The joy of finding a competitor, and the fallout
The past several months I’ve been working at pace on an idea that I developed back in 2008. It monetizes the sale of digital content over social networks.
For the past several months I’ve been working at pace on an idea that I developed back in 2008. It monetizes the sale of digital content over social networks.
Pitching has been time consuming and difficult.* Not necessarily because my pitch isn’t good (although there’s room for improvement) but because what I’m doing is groundbreaking. There is no point of comparison.
Until now.
I recently found a start-up in San Francisco somewhat in the space I’m occupying. They received ~$1 million backing from a well known VC firm and several equally well known individuals. They’ve had buyout offers from Valley institutions.
So to be able to say that the business I’m building is, “[name] turned up to 11”, makes getting this off the ground just that little bit easier. It is a joy to have a competitor.
Too many competitors?
There’s something about serendipity. Several months ago I couldn’t find competitors for a project I’ve been sitting on for years.

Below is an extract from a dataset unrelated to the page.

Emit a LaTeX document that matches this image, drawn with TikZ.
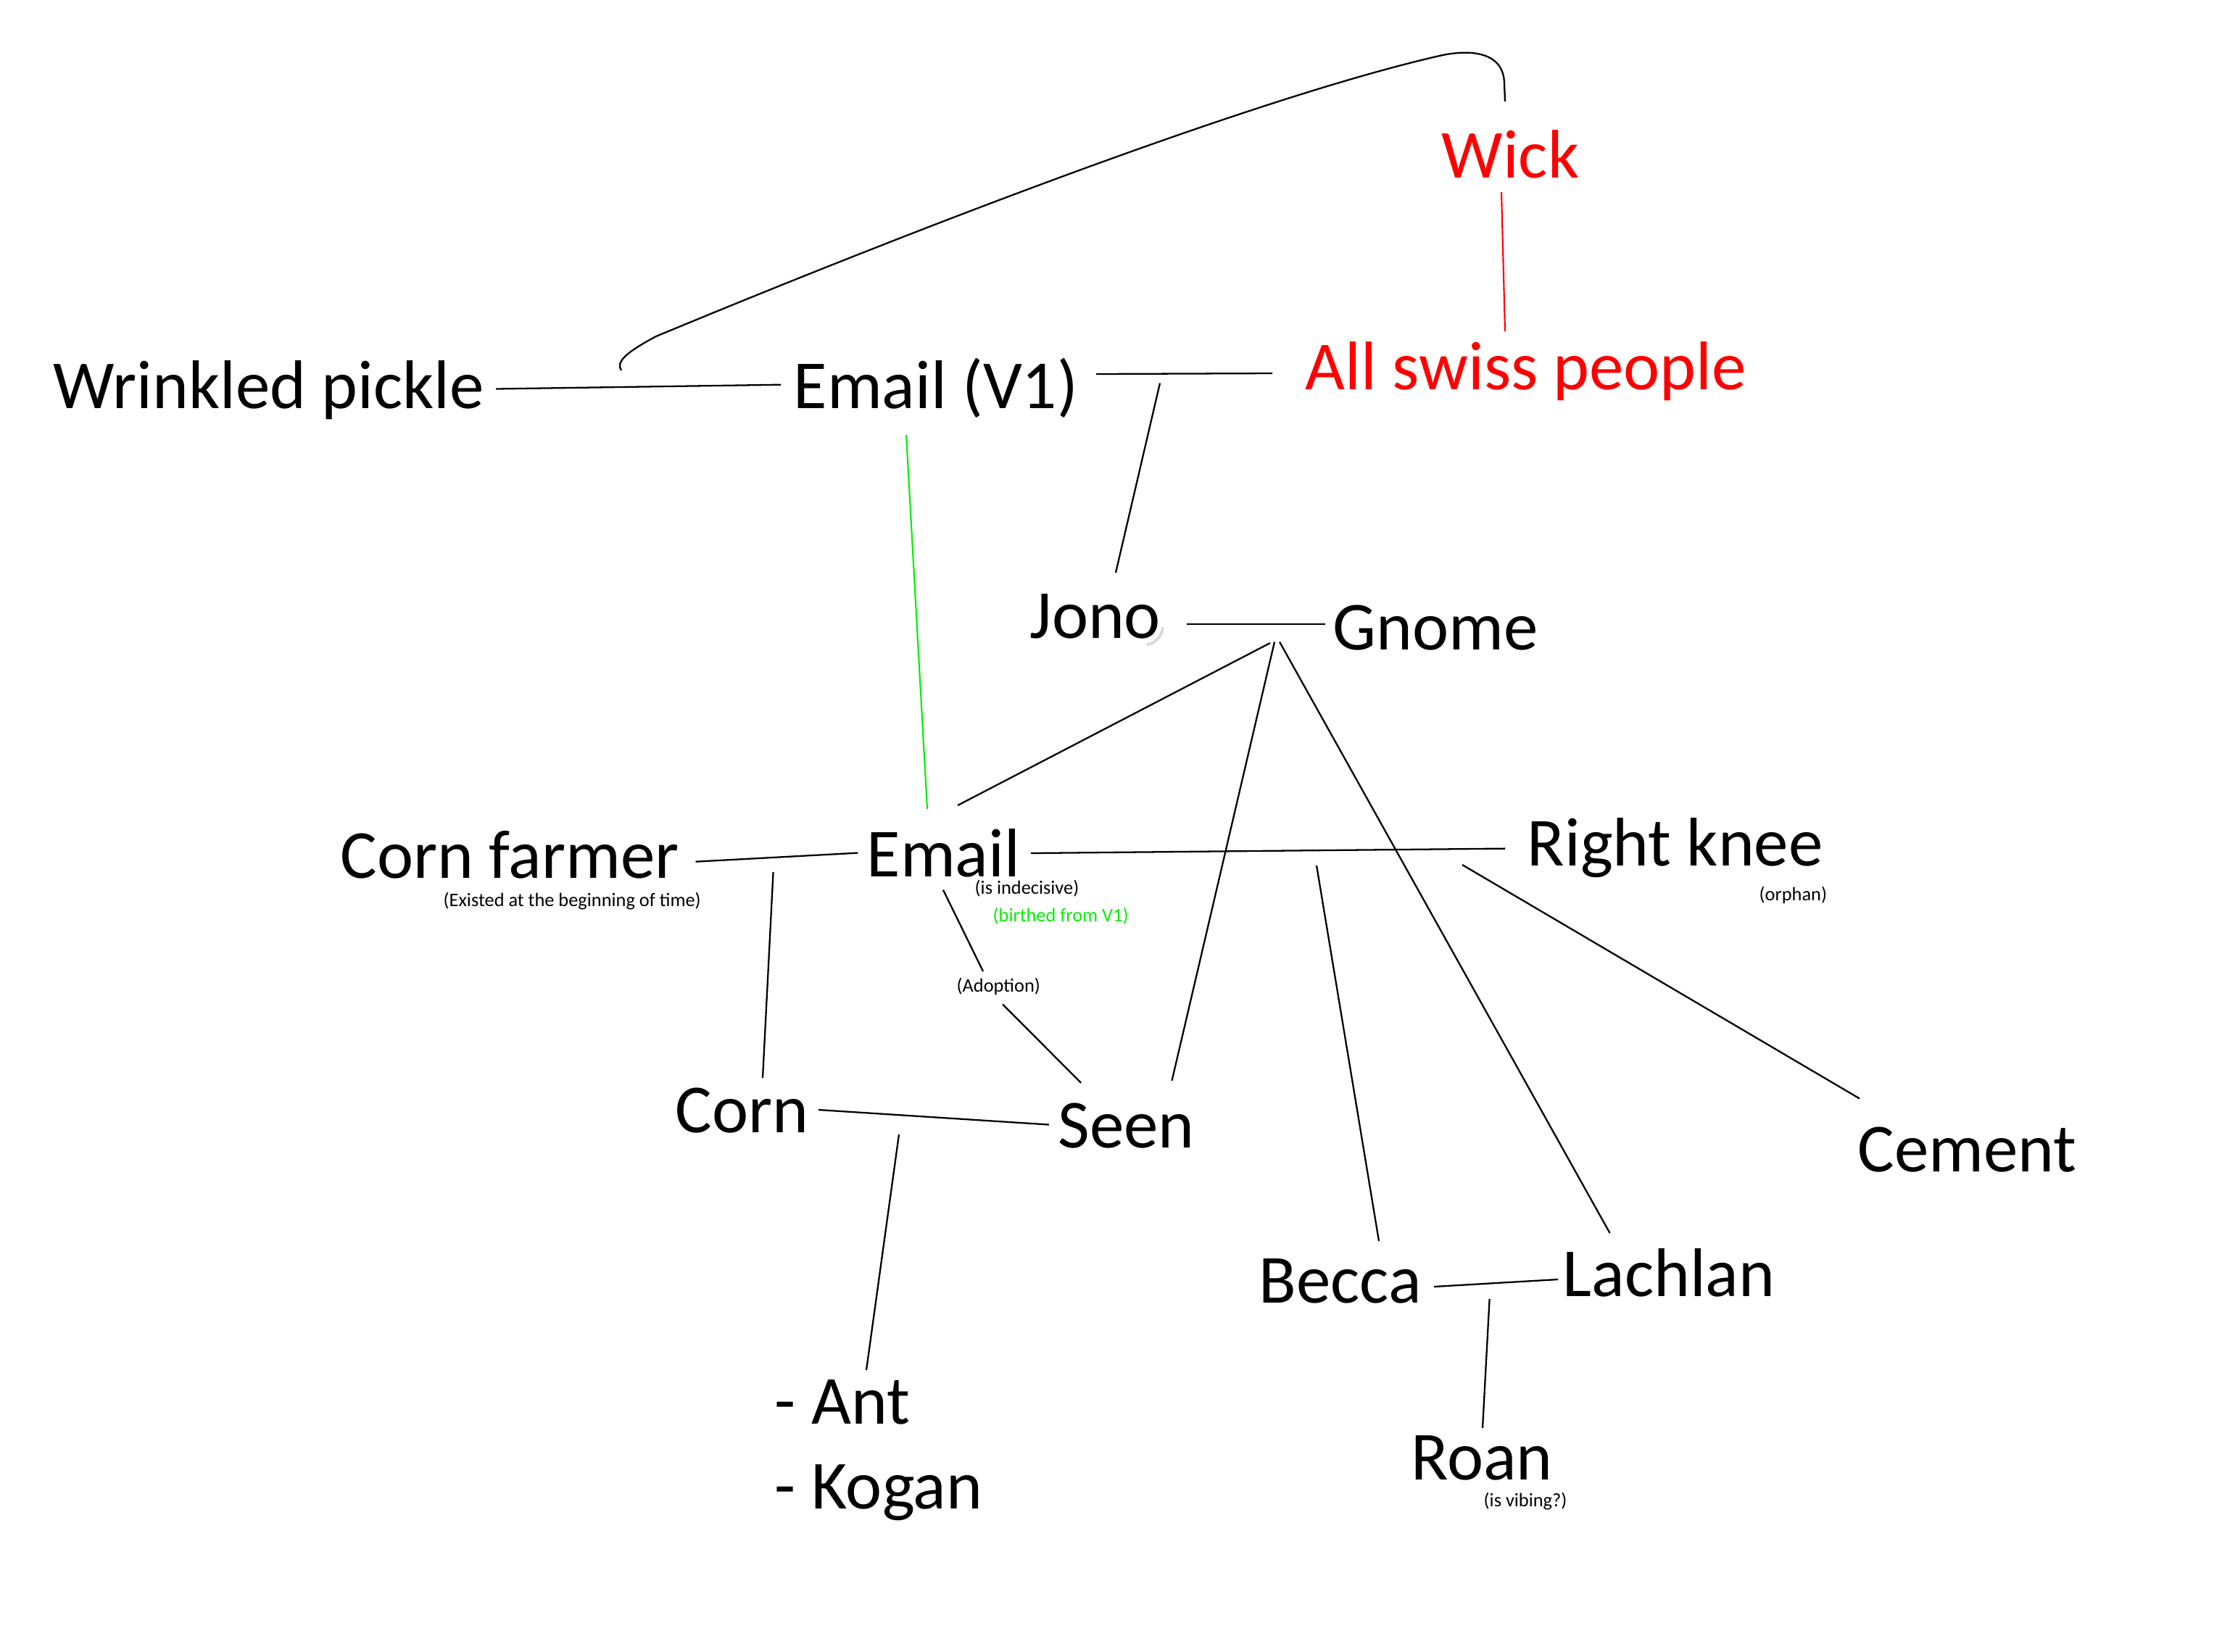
\documentclass[tikz,border=0pt]{standalone}
\usepackage{fontspec}
\setmainfont{Carlito}
\definecolor{lime}{RGB}{0,240,0}
\definecolor{pure red}{RGB}{255,0,0}
\begin{document}
\begin{tikzpicture}[x=0.01cm,y=-0.01cm,
  big/.style={inner sep=0pt,anchor=base west,font=\fontsize{27}{32}\selectfont},
  small/.style={inner sep=0pt,anchor=base west,font=\fontsize{7.5}{9}\selectfont},
  link/.style={line width=0.65pt,black},
  redlink/.style={line width=0.6pt,pure red},
  greenlink/.style={line width=0.6pt,lime}]
\useasboundingbox (0,0) rectangle (3076,2278);
% nodes
\begin{scope}[shift={(3,2)}]
\node[big,text=pure red] (wick) at (1985,243) {Wick};
\node[big,text=pure red] (swiss) at (1797,535) {All swiss people};
\node[big] (pickle) at (70,561) {Wrinkled pickle};
\node[big] (emailv1) at (1091,561) {Email (V1)};
\node[big] (jono) at (1417,878) {Jono};
\node[big] (gnome) at (1835,894) {Gnome};
\node[big] (cfarmer) at (466,1209) {Corn farmer};
\node[small] (existed) at (608,1248) {(Existed at the beginning of time)};
\node[big] (email) at (1192,1207) {Email};
\node[small] (indecisive) at (1341,1231) {(is indecisive)};
\node[small,text=lime] (birthed) at (1366,1269) {(birthed from V1)};
\node[small] (adoption) at (1316,1366) {(Adoption)};
\node[big] (corn) at (928,1560) {Corn};
\node[big] (seen) at (1456,1581) {Seen};
\node[big] (ant) at (1065,1962) {- Ant};
\node[big] (kogan) at (1065,2079) {- Kogan};
\node[big] (rknee) at (2103,1192) {Right knee};
\node[small] (orphan) at (2423,1240) {(orphan)};
\node[big] (cement) at (2559,1614) {Cement};
\node[big] (becca) at (1733,1795) {Becca};
\node[big] (lachlan) at (2152,1786) {Lachlan};
\node[big] (roan) at (1943,2039) {Roan};
\node[small] (vibing) at (2043,2076) {(is vibing?)};
\end{scope}
% faint shadow beside Jono
\draw[gray!30,line width=1.1pt] (1577,863) ++(5:27) arc[start angle=5,end angle=80,radius=27];
% connector ends
\coordinate (pe) at (684,536.5);
\coordinate (ve) at (1077,530.7);
\coordinate (cs) at (857,511);
\coordinate (ck) at (905,464);
\coordinate (ct) at (1990,76);
\coordinate (cw) at (2075,115);
\coordinate (ce) at (2076,140);
\coordinate (vs) at (1512,516);
\coordinate (sv) at (1755,515);
\coordinate (ws) at (2071,265);
\coordinate (sw) at (2076,457);
\coordinate (vj) at (1600,528.5);
\coordinate (jv) at (1539,790);
\coordinate (vg1) at (1250,600);
\coordinate (vg2) at (1279,1116);
\coordinate (jg) at (1637,861);
\coordinate (gj) at (1828,861);
\coordinate (ge) at (1752,887);
\coordinate (eg) at (1321,1111);
\coordinate (gs) at (1758,885.5);
\coordinate (sg) at (1616.5,1490.7);
\coordinate (gl) at (1765,885.5);
\coordinate (lg) at (2220.5,1701);
\coordinate (fe) at (959.5,1188.7);
\coordinate (ef) at (1183.4,1176.6);
\coordinate (fc) at (1066.6,1203);
\coordinate (cf) at (1052,1487);
\coordinate (ea) at (1301,1227.7);
\coordinate (ae) at (1356,1340);
\coordinate (as) at (1383,1385.5);
\coordinate (sa) at (1491,1493.7);
\coordinate (cn) at (1129,1531);
\coordinate (nc) at (1447,1551.5);
\coordinate (ka) at (1240,1565);
\coordinate (ak) at (1195,1890);
\coordinate (er) at (1422,1177);
\coordinate (re) at (2076,1170.6);
\coordinate (rc) at (2017,1193);
\coordinate (cr) at (2565,1515.5);
\coordinate (bt) at (1816,1194);
\coordinate (bb) at (1902,1712);
\coordinate (bl) at (1978,1775);
\coordinate (lb) at (2149,1765);
\coordinate (rt) at (2054.6,1792);
\coordinate (rb) at (2045,1970);
% connectors
\draw[link] (pe) -- (ve);
\draw[link] (cs) .. controls (850,500) and (860,488) .. (ck)
  .. controls (1300,300) and (1750,130) .. (ct)
  .. controls (2030,68) and (2074,72) .. (cw) -- (ce);
\draw[link] (vs) -- (sv);
\draw[redlink] (ws) -- (sw);
\draw[link] (vj) -- (jv);
\draw[greenlink] (vg1) -- (vg2);
\draw[link] (jg) -- (gj);
\draw[link] (ge) -- (eg);
\draw[link] (gs) -- (sg);
\draw[link] (gl) -- (lg);
\draw[link] (fe) -- (ef);
\draw[link] (fc) -- (cf);
\draw[link] (ea) -- (ae);
\draw[link] (as) -- (sa);
\draw[link] (cn) -- (nc);
\draw[link] (ka) -- (ak);
\draw[link] (er) -- (re);
\draw[link] (rc) -- (cr);
\draw[link] (bt) -- (bb);
\draw[link] (bl) -- (lb);
\draw[link] (rt) -- (rb);
\end{tikzpicture}
\end{document}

I knew they were out there, they had to be, but I couldn’t find them. In the past several weeks I’ve found a few, even though I haven’t particularly been looking.
I think it unwise to ignore these chance events.
*
Being in Australia probably isn’t helping my cause on this one. Time to relocate the family to Silicon Valley.
Relocation, failure and an update
I relocated the family to Silicon Valley. The startup crashed and burned. It lit up like a Christmas tree. Done before it even got off the ground in any meaningful way. There was some bad luck, like when a partner supplying core tech was acquired by Google and then shut down. There was also my inability to convince enough people that what I had mattered. The latter is a much bigger failure.
In the 3 years since a lot changed. I returned to marketing and learned a great deal about the mechanics of enterprise sales and marketing. I'm ready for my next entrepreneurial adventure. This time though, the ideas are rooted in solving user pain and not an attempt to change the future.